Ever heard your old aunties and uncles call old Joe or Verla the salt of the earth? This is actually a Biblical reference from Matthew in which Christ told his disciples they were the "salt of the earth", meaning the worthiest or most perfectly chosen or elected. Then there’s the expression "old salt" for a crusty old sailor with years of experience and well-salted by the sea. I think our colloquial use of "salt of earth" has taken on a bit of the "old salt" and come to mean someone who is equal parts experienced and natural, sincere and down-to-earth.

But that’s just my take on it, so if I’m wrong, please, whatever you do, don’t make me eat any humble pie. Eeugh. "Humble" is a play on "umbles", the heart, liver and entrails of a deer. In medieval times, these were the perqs (more properly "perquisites", so don’t believe your etymologically-challenged spell-check when it changes "perqs" to "perks") of the able huntsman. While his lord and ladyship were dining on venison at the high table, the huntsman and his henchmen, squired away in the lower seats, scoffed down the umbles made into a pie.
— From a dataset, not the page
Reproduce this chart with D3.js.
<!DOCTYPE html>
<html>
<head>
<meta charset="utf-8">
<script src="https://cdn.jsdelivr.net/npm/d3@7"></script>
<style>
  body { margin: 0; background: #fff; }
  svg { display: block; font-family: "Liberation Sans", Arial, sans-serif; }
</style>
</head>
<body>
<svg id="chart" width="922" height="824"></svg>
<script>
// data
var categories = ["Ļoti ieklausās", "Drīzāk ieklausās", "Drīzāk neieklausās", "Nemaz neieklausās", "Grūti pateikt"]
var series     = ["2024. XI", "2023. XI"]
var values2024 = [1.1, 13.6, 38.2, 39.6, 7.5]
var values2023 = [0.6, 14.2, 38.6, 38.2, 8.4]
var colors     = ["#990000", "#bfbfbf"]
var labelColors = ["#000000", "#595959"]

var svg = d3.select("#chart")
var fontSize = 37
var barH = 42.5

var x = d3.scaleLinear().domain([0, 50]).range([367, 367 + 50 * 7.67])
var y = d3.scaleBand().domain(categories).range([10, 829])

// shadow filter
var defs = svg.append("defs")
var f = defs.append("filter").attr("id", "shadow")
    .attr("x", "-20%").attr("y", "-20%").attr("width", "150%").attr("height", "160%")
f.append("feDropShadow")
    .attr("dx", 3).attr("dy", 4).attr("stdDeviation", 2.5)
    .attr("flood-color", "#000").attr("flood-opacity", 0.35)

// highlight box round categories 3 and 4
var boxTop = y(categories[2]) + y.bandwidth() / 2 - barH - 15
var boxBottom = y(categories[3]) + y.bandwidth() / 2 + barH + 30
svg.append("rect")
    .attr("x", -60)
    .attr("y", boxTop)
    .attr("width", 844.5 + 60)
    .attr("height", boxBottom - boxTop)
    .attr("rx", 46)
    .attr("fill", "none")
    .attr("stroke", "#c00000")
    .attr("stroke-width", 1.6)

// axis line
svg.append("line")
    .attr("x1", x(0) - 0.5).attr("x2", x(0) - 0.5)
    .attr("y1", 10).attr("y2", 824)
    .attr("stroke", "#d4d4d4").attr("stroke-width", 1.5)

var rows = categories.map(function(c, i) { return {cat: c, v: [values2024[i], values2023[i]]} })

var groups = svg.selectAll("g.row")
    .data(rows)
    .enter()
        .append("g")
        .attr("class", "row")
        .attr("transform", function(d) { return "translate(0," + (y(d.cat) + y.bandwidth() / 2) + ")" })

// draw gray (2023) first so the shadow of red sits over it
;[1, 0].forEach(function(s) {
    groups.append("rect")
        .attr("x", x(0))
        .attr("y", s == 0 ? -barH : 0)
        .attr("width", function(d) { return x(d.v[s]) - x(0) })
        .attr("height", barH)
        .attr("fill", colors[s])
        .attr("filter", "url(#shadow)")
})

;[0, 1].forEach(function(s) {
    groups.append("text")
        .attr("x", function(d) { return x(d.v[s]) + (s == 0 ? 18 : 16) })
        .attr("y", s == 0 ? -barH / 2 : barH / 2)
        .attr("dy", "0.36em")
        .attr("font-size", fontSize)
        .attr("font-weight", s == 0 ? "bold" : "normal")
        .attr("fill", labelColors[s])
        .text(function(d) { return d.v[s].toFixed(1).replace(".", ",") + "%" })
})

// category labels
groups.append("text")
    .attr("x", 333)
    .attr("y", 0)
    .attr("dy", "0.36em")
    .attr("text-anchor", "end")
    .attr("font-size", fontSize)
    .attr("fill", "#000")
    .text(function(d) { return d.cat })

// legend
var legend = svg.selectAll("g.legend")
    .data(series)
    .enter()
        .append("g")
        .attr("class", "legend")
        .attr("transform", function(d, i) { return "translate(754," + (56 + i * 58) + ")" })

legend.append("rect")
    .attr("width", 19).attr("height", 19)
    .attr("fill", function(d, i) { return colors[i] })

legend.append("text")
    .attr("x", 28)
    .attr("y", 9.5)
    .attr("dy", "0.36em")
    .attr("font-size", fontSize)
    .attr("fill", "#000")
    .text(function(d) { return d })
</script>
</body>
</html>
But I guess that’s better than eating crow, done when you do something really distasteful or humiliating. There’s another tasty story attached to that: In the Anglo-American War of 1812-14, a New England hunter unwittingly crossed British lines and shot a crow. An unarmed British officer – note the operative word, "unarmed" – heard the shot and by Jove, he was going to punish that devil, whoever he was. He tracked down the American, and, pretending to praise his marksmanship, asked to see the offender’s weapon, then turned it on the poor guy and made him eat a mouthful of raw crow (free from avian flu, we hope). When the officer returned the weapon to its rightful owner, he in turn turned it on the officer, forcing him to eat the rest of the crow.

It’s a real dog eat dog world sometimes, eh? Especially in the Big Apple, a name synonymous with New York, especially since a successful P.R. campaign established as much in the early ’70s. But the term has been around a lot longer than that. It was popularized in the 1920s by a reporter at the Morning Telegraph, who first used it in reference to the city’s racetracks. Supposedly he got the idea from black stableboys in New Orleans. Black jazz musicians in the 1930s then took it up to refer to New York, particularly Harlem, as the jazz capital, or big apple, of the world.

The big apple... the ultimate prize to be plucked from the tree. But I can’t leave us hanging there, what with the Big Smoke still up in the air. Who in Whistler hasn’t heard Vancouver called that? More to the point, where the heck did the term come from? London, England, it turns out, thanks to all those polluting smokestacks and coal-burning hearths in homes. Possibly it arose prior to that in Edinburgh. "Old smoky" it was known as, or, in Scottish, "auld reekie", a phrase, I think, with enormous potential for expanded usage.

Speaking of the Big Smoke, Salmagundi is one of my favourite stores in same, located on Cordova Street in Gastown. It’s perfect for killing a rainy afternoon exploring its drawers stuffed with funky treasures from around the world. The name, as exotic as the merchandise, is from the 17th century. While the origins of "salmagundi" are a bit hazy – it may be a play on the Italian "salami conditi", or pickled salami, or it may have been the name of a lady attached to the court of Henry the IV of France – it definitely refers to a concoction of minced veal, chicken or turkey, anchovies or pickled herrings, all chopped together with onion and served with a bit of fresh lemon juice and oil.

That sounds good enough to me to grab my crutches and head to the kitchen. Now, if that doesn’t whet your appetite, I’ll eat my hat, or at least my words, and presume you won’t bite my head off for walking you through this afternoon meander.